Government pensions are not deductible for UI benefits purposes.

Earnings All earnings from work, including self-employment must be reported on the claimant's weekly or bi-weekly claim form.

The following formula is used to determine the amount of the weekly benefit that will be paid when wages are earned

during a benefit week:

Add $20 to the weekly benefit amount.

Subtract 80% of the gross weekly wages.

The remainder, rounded down, is the reduced weekly benefit amount.

Note: A claimant working full-time is not eligible for benefits, regardless of the amount of the gross weekly earnings.

Full time status is determined by each individual employer.

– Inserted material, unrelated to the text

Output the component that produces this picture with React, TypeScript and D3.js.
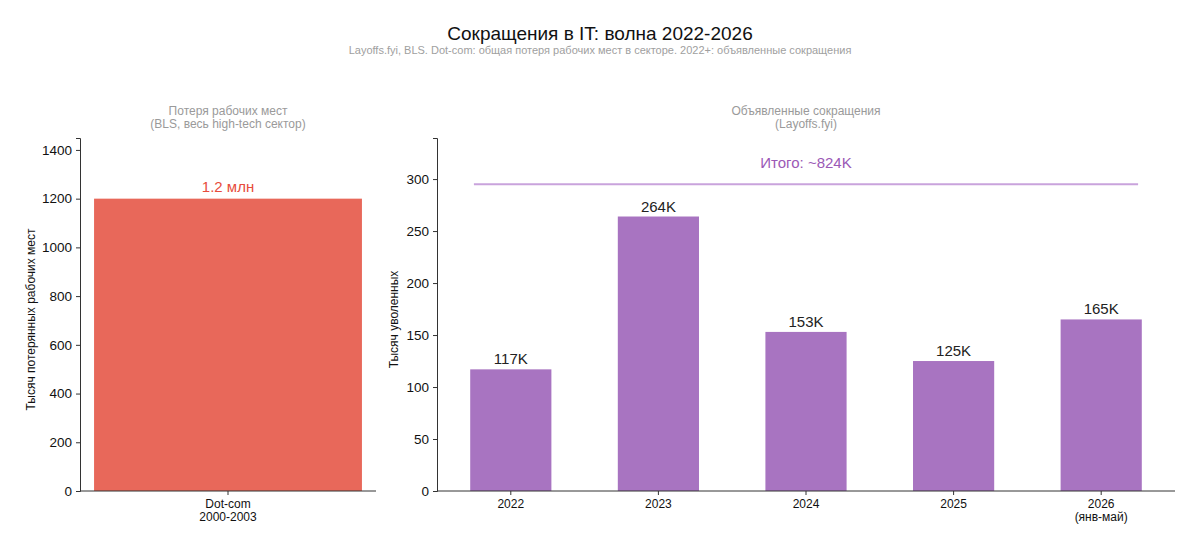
import React, { useEffect, useRef } from "react";
import * as d3 from "d3";

// data
const dotcomLabels = ["Dot-com\n2000-2003"];
const dotcomValues = [1200];
const dotcomTicks = [0, 200, 400, 600, 800, 1000, 1200, 1400];

const waveYears = ["2022", "2023", "2024", "2025", "2026\n(янв-май)"];
const waveValues = [117, 264, 153, 125, 165];
const waveTicks = [0, 50, 100, 150, 200, 250, 300];

const FONT = "'Liberation Sans', Arial, Helvetica, sans-serif";

export default function App() {
  const ref = useRef<SVGSVGElement>(null);

  useEffect(() => {
    const svg = d3.select(ref.current);
    svg.selectAll("*").remove();
    svg.style("font-family", FONT);

    // title
    svg.append("text").attr("x", 600).attr("y", 40).attr("text-anchor", "middle")
      .style("font-size", "19px").style("fill", "#111").text("Сокращения в IT: волна 2022-2026");
    svg.append("text").attr("x", 600).attr("y", 54).attr("text-anchor", "middle")
      .style("font-size", "11px").style("fill", "#a0a0a0")
      .text("Layoffs.fyi, BLS. Dot-com: общая потеря рабочих мест в секторе. 2022+: объявленные сокращения");

    const top = 138, bottom = 491;
    const fmt = d3.format("d");

    // ---------- left panel ----------
    const lLeft = 80, lRight = 376;
    const yL = d3.scaleLinear().domain([0, 1449]).range([bottom, top]);
    const xL = d3.scaleLinear().domain([-0.5, 0.5]).range([lLeft, lRight]);
    const gl = svg.append("g");

    gl.append("text").attr("x", (lLeft + lRight) / 2).attr("y", 115).attr("text-anchor", "middle")
      .style("font-size", "12px").style("fill", "#9a9a9a").text("Потеря рабочих мест");
    gl.append("text").attr("x", (lLeft + lRight) / 2).attr("y", 128).attr("text-anchor", "middle")
      .style("font-size", "12px").style("fill", "#9a9a9a").text("(BLS, весь high-tech сектор)");

    const bwL = 0.905;
    gl.selectAll(".barL").data(dotcomValues).join("rect")
      .attr("x", (d, i) => xL(i - bwL / 2)).attr("width", xL(bwL) - xL(0))
      .attr("y", d => yL(d)).attr("height", d => yL(0) - yL(d))
      .attr("fill", "#e8685a");
    gl.selectAll(".valL").data(dotcomValues).join("text")
      .attr("x", (d, i) => xL(i)).attr("y", d => yL(d) - 7).attr("text-anchor", "middle")
      .style("font-size", "15px").style("fill", "#e74c3c").text("1.2 млн");

    const axL = gl.append("g").attr("transform", `translate(${lLeft},0)`)
      .call(d3.axisLeft(yL).tickValues(dotcomTicks).tickFormat(fmt).tickSize(4).tickPadding(4));
    axL.select(".domain").attr("stroke", "#333");
    axL.selectAll("text").style("font-size", "13.5px").style("font-family", FONT).style("fill", "#111");
    axL.selectAll("line").attr("stroke", "#333");

    const axLb = gl.append("g").attr("transform", `translate(0,${bottom})`);
    axLb.append("line").attr("x1", lLeft).attr("x2", lRight).attr("stroke", "#333");
    dotcomLabels.forEach((lab, i) => {
      axLb.append("line").attr("x1", xL(i)).attr("x2", xL(i)).attr("y2", 4).attr("stroke", "#333");
      lab.split("\n").forEach((s, j) => {
        axLb.append("text").attr("x", xL(i)).attr("y", 17 + j * 13).attr("text-anchor", "middle")
          .style("font-size", "12px").style("fill", "#111").text(s);
      });
    });

    gl.append("text").attr("transform", `translate(35,${(top + bottom) / 2 + 5}) rotate(-90)`)
      .attr("text-anchor", "middle").style("font-size", "12px").style("fill", "#111")
      .text("Тысяч потерянных рабочих мест");

    // ---------- right panel ----------
    const rLeft = 437, rRight = 1175;
    const yR = d3.scaleLinear().domain([0, 339.5]).range([bottom, top]);
    const xR = d3.scaleLinear().domain([-0.5, 4.5]).range([rLeft, rRight]);
    const gr = svg.append("g");

    gr.append("text").attr("x", (rLeft + rRight) / 2).attr("y", 115).attr("text-anchor", "middle")
      .style("font-size", "12px").style("fill", "#9a9a9a").text("Объявленные сокращения");
    gr.append("text").attr("x", (rLeft + rRight) / 2).attr("y", 128).attr("text-anchor", "middle")
      .style("font-size", "12px").style("fill", "#9a9a9a").text("(Layoffs.fyi)");

    const bwR = 0.55;
    gr.selectAll(".barR").data(waveValues).join("rect")
      .attr("x", (d, i) => xR(i - bwR / 2)).attr("width", xR(bwR) - xR(0))
      .attr("y", d => yR(d)).attr("height", d => yR(0) - yR(d))
      .attr("fill", "#a874c1");
    gr.selectAll(".valR").data(waveValues).join("text")
      .attr("x", (d, i) => xR(i)).attr("y", d => yR(d) - 5).attr("text-anchor", "middle")
      .style("font-size", "15px").style("fill", "#222").text(d => `${d}K`);

    const total = d3.sum(waveValues);
    gr.append("line").attr("x1", xR(-0.25)).attr("x2", xR(4.25))
      .attr("y1", yR(295)).attr("y2", yR(295))
      .attr("stroke", "#c9a3dc").attr("stroke-width", 2);
    gr.append("text").attr("x", xR(2)).attr("y", yR(315) + 5).attr("text-anchor", "middle")
      .style("font-size", "15px").style("fill", "#9b59b6").text(`Итого: ~${total}K`);

    const axR = gr.append("g").attr("transform", `translate(${rLeft},0)`)
      .call(d3.axisLeft(yR).tickValues(waveTicks).tickFormat(fmt).tickSize(4).tickPadding(4));
    axR.select(".domain").attr("stroke", "#333");
    axR.selectAll("text").style("font-size", "13.5px").style("font-family", FONT).style("fill", "#111");
    axR.selectAll("line").attr("stroke", "#333");

    const axRb = gr.append("g").attr("transform", `translate(0,${bottom})`);
    axRb.append("line").attr("x1", rLeft).attr("x2", rRight).attr("stroke", "#333");
    waveYears.forEach((lab, i) => {
      axRb.append("line").attr("x1", xR(i)).attr("x2", xR(i)).attr("y2", 4).attr("stroke", "#333");
      lab.split("\n").forEach((s, j) => {
        axRb.append("text").attr("x", xR(i)).attr("y", 17 + j * 13).attr("text-anchor", "middle")
          .style("font-size", "12px").style("fill", "#111").text(s);
      });
    });

    gr.append("text").attr("transform", `translate(398,${(top + bottom) / 2 + 5}) rotate(-90)`)
      .attr("text-anchor", "middle").style("font-size", "12px").style("fill", "#111")
      .text("Тысяч уволенных");
  }, []);

  return (
    <svg ref={ref} width={1200} height={550}
      style={{ position: "absolute", left: 0, top: 0, background: "#fff" }} />
  );
}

Overpayments If claimants are determined to have received benefits to which they are not entitled, they will receive a written notice

that explains the amount overpaid and the reason for the overpayment. Some of the most common reasons for

overpayments are the following:

• Failure to report earnings;

• Incorrectly reporting earnings (e.g., reporting net earnings instead of gross earnings);

• Failure to report pensions;

• A decision by an Appeals Examiner or the Office of Administrative Hearings which overturns an earlier ruling that

claimants were entitled to benefits;

• Continuing to file for benefits after return to full-time work; or

• Back-pay awards: If claimants have been restored to work with back pay, they are overpaid for the weeks for

which they received UI benefits. If an employer makes a back-pay award to a claimant who has received

benefits during the same period covered by the back-pay award, the employer is required by law to withhold

from the back-pay award an amount equal to the benefits paid. For the amount of benefits received or payment

information, contact the Benefit Payment Control Unit at (202) 698-5111.

Repayment of Overpayments Claimants who are overpaid are liable for full repayment to the state. Repayment may be made either in a lump sum or

in agreed upon installments. Future unemployment benefits due may also be withheld to satisfy outstanding

overpayments. If repayment is not made, legal action will be taken to collect the overpayment.

Penalty for Fraud If claimants knowingly make false statements, falsify work search contacts, or withhold important facts in order to

obtain or increase benefits, they may be disqualified for up to one year beyond their benefit year ending date. They are

also subject to civil or criminal prosecution and possible incarceration.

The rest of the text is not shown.